- The ransomware attack, which occurred in July 2018, crippled 27 servers and 170 computers.
- In order to unlock the infected systems, the attackers demanded $26,000 in bitcoins.
The City of Valdez, Alaska, admitted that it paid hackers to recover from a ransomware attack that occurred in July 2018. The city was hit by the Hermes ransomware, which crippled 27 servers and 170 computers. In order to unlock the infected systems, the attackers demanded $26,000 in bitcoins.
With no option left to restore the affected systems, the city officials reportedly negotiated with the hackers to fulfill their demands.
"Based on recommendations from several cyber-crimes specialists, the City engaged a specialty cyber-incident response and digital forensics firm based out of Virginia.
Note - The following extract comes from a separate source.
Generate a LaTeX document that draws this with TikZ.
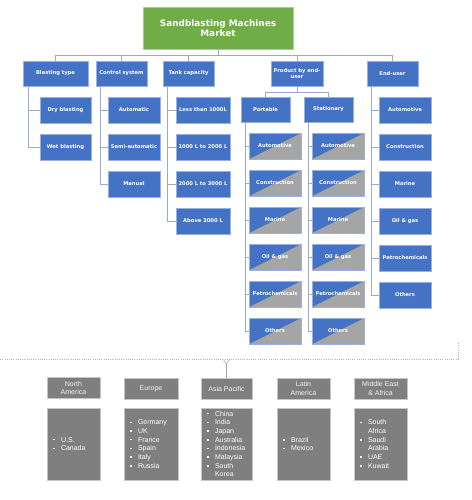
\documentclass[tikz,border=0pt]{standalone}
\usepackage{fontspec}
\setmainfont{DejaVu Sans}
\newfontfamily\regfont{Liberation Sans}
\definecolor{bblue}{HTML}{4472C4}
\definecolor{bgreen}{HTML}{70AD47}
\definecolor{bgray}{HTML}{A5A5A5}
\definecolor{rgray}{HTML}{7F7F7F}
\definecolor{lcol}{HTML}{97ABD0}
\newcommand{\bx}[7][box]{\node[#1, minimum width=#5pt, minimum height=#6pt] (#2) at (#3,#4) {#7};}
\newcommand{\bul}{\makebox[8pt][l]{\rule[1.6pt]{1.5pt}{1.5pt}}}
\newcommand{\nob}{\hspace*{8pt}}
\tikzset{
  box/.style={fill=bblue, draw=bblue!55!white, line width=0.4pt, text=white,
    font=\fontsize{5.2}{6}\selectfont\bfseries, align=center, inner sep=0pt},
  split/.style={box, fill=bgray, path picture={\fill[bblue] (path picture bounding box.south west) -- (path picture bounding box.north west) -- (path picture bounding box.north east) -- cycle;}},
  topbox/.style={box, fill=bgreen, draw=bgreen!60!white, font=\fontsize{8.9}{10.3}\selectfont\bfseries},
  conn/.style={draw=lcol, line width=0.9pt},
  dotline/.style={draw=gray!60, line width=0.7pt, dash pattern=on 0.8pt off 1.4pt},
  reghead/.style={fill=rgray, draw=gray!45, line width=0.4pt, text=gray!8, font=\regfont\fontsize{7}{8.5}\selectfont, align=center, inner sep=0pt},
  regbody/.style={fill=rgray, draw=gray!45, line width=0.4pt, text=white, font=\regfont\fontsize{7}{8.7}\selectfont, inner xsep=0pt, inner ysep=0pt, align=left}
}
\begin{document}
\begin{tikzpicture}[x=1pt, y=-1pt]
\useasboundingbox (0,0) rectangle (471,500);
\fill[white] (0,0) rectangle (471,500);
% top
\bx[topbox]{top}{218}{28}{150}{42}{Sandblasting Machines\\Market}
% level 1
\bx{bt}{55.5}{73.5}{65}{25}{Blasting type}
\bx{cs}{121.5}{73.5}{51}{25}{Control system}
\bx{tc}{188.5}{73.5}{51}{25}{Tank capacity}
\bx{pe}{297}{73.5}{52}{25}{Product by end-\\user}
\bx{eu}{392.5}{73.5}{51}{25}{End-user}
% blasting type
\bx{dry}{65.5}{110}{51}{26}{Dry blasting}
\bx{wet}{65.5}{147}{51}{26}{Wet blasting}
% control system
\bx{aut}{134}{110}{52}{26}{Automatic}
\bx{sem}{134}{147}{52}{26}{Semi-automatic}
\bx{man}{134}{184}{52}{26}{Manual}
% tank capacity
\bx{t1}{203}{110}{54}{26}{Less than 1000L}
\bx{t2}{203}{147}{54}{26}{1000 L to 2000 L}
\bx{t3}{203}{184}{54}{26}{2000 L to 3000 L}
\bx{t4}{203}{221}{54}{26}{Above 3000 L}
% product by end-user
\bx{po}{265.5}{109.5}{49}{25}{Portable}
\bx{st}{328.5}{109.5}{49}{25}{Stationary}
\bx[split]{p1}{275}{146}{52}{26}{Automotive}
\bx[split]{p2}{275}{183}{52}{26}{Construction}
\bx[split]{p3}{275}{220}{52}{26}{Marine}
\bx[split]{p4}{275}{257}{52}{26}{Oil \& gas}
\bx[split]{p5}{275}{294}{52}{26}{Petrochemicals}
\bx[split]{p6}{275}{331}{52}{26}{Others}
\bx[split]{s1}{338}{146}{52}{26}{Automotive}
\bx[split]{s2}{338}{183}{52}{26}{Construction}
\bx[split]{s3}{338}{220}{52}{26}{Marine}
\bx[split]{s4}{338}{257}{52}{26}{Oil \& gas}
\bx[split]{s5}{338}{294}{52}{26}{Petrochemicals}
\bx[split]{s6}{338}{331}{52}{26}{Others}
% end-user
\bx{e1}{405}{110}{52}{26}{Automotive}
\bx{e2}{405}{147}{52}{26}{Construction}
\bx{e3}{405}{184}{52}{26}{Marine}
\bx{e4}{405}{221}{52}{26}{Oil \& gas}
\bx{e5}{405}{258}{52}{26}{Petrochemicals}
\bx{e6}{405}{295}{52}{26}{Others}
% connectors
\draw[conn] (top.south) -- ++(0,6) coordinate (hb);
\draw[conn] (bt.north |- hb) -- (eu.north |- hb);
\foreach \n in {bt,cs,tc,pe,eu} \draw[conn] (\n.north) -- (\n.north |- hb);
\foreach \c in {dry,wet} \draw[conn] (bt.south west) ++(6,0) |- (\c.west);
\foreach \c in {aut,sem,man} \draw[conn] (cs.south west) ++(5,0) |- (\c.west);
\foreach \c in {t1,t2,t3,t4} \draw[conn] (tc.south west) ++(5,0) |- (\c.west);
\draw[conn] (pe.south) -- ++(0,6) coordinate (hb2);
\draw[conn] (po.north |- hb2) -- (st.north |- hb2);
\draw[conn] (po.north) -- (po.north |- hb2);
\draw[conn] (st.north) -- (st.north |- hb2);
\foreach \c in {p1,p2,p3,p4,p5,p6} \draw[conn] (po.south west) ++(5,0) |- (\c.west);
\foreach \c in {s1,s2,s3,s4,s5,s6} \draw[conn] (st.south west) ++(5,0) |- (\c.west);
\foreach \c in {e1,e2,e3,e4,e5,e6} \draw[conn] (eu.south west) ++(5,0) |- (\c.west);
% regions
\bx[reghead]{nah}{73.5}{388}{53}{21}{North\\America}
\bx[reghead]{euh}{151}{388.5}{54}{21}{Europe}
\bx[reghead]{aph}{226.5}{388.5}{51}{21}{Asia Pacific}
\bx[reghead]{lah}{303.5}{388.5}{53}{21}{Latin\\America}
\bx[reghead]{meh}{380.5}{388.5}{53}{21}{Middle East\\\& Africa}
\node[regbody, minimum width=53pt, minimum height=72pt, text width=41pt] (nab) at (73.5,444) {\bul U.S.\\\bul Canada};
\node[regbody, minimum width=54pt, minimum height=72pt, text width=42pt] (eub) at (151,444) {\bul Germany\\\bul UK\\\bul France\\\bul Spain\\\bul Italy\\\bul Russia};
\node[regbody, minimum width=51pt, minimum height=72pt, text width=39pt] (apb) at (226.5,444) {\bul China\\\bul India\\\bul Japan\\\bul Australia\\\bul Indonesia\\\bul Malaysia\\\bul South\\\nob Korea};
\node[regbody, minimum width=53pt, minimum height=72pt, text width=41pt] (lab) at (303.5,444) {\bul Brazil\\\bul Mexico};
\node[regbody, minimum width=53pt, minimum height=72pt, text width=41pt] (meb) at (380.5,444) {\bul South\\\nob Africa\\\bul Saudi\\\nob Arabia\\\bul UAE\\\bul Kuwait};
% dotted bracket
\coordinate (dr) at (458,343);
\coordinate (dl) at (0,359);
\draw[dotline] (dr) |- (dl);
\draw[draw=gray!70, line width=0.5pt] (aph.north) -- ++(0,-14) coordinate (yt);
\draw[draw=gray!70, line width=0.5pt] (yt) -- ++(-3,-4) (yt) -- ++(3,-4);
\end{tikzpicture}
\end{document}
The firm anonymously contacted the attackers on the City's behalf to investigate and possibly negotiate ransom terms," Bart Hinkle, Valdez police chief and operations section chief for the cyber incident response, said in a statement, ZDNet reported.
Before purchasing the decryption key from the ransomware operators, the city officials, along with a third-party firm, verified whether the hackers that launched the attack could, indeed, decrypt the data.
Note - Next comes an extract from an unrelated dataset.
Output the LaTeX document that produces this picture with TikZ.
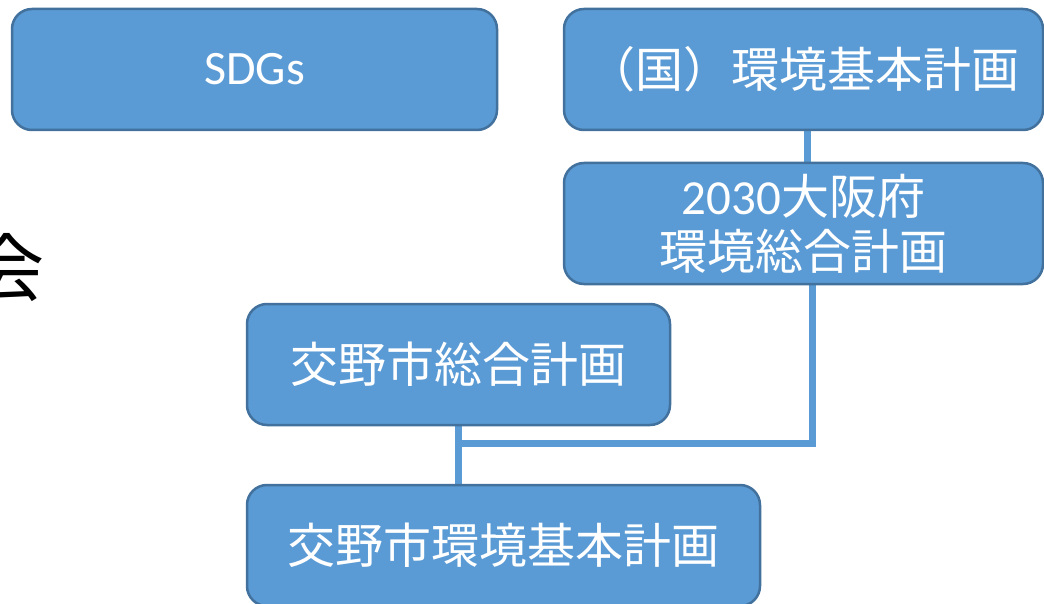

"After consultation with the City legal team, our insurance carriers, and careful consideration of the best interests of the City, I authorized the third-party firm to negotiate and pay up to the amount of the ransom demand," said Elke Doom, city manager and incident commander for the cyber incident response of Valdez.
Once the ransom was paid, city officials confirmed that they have been slowly able to bring the city’s IT systems back online. All the decrypted files have been changed to read-only mode over concerns that hackers may have injected malware into these files, before returning them.
In addition, Valdez officials plan to rebuild the city’s IT systems and boost the security system in 2019 to prevent such attacks in the future.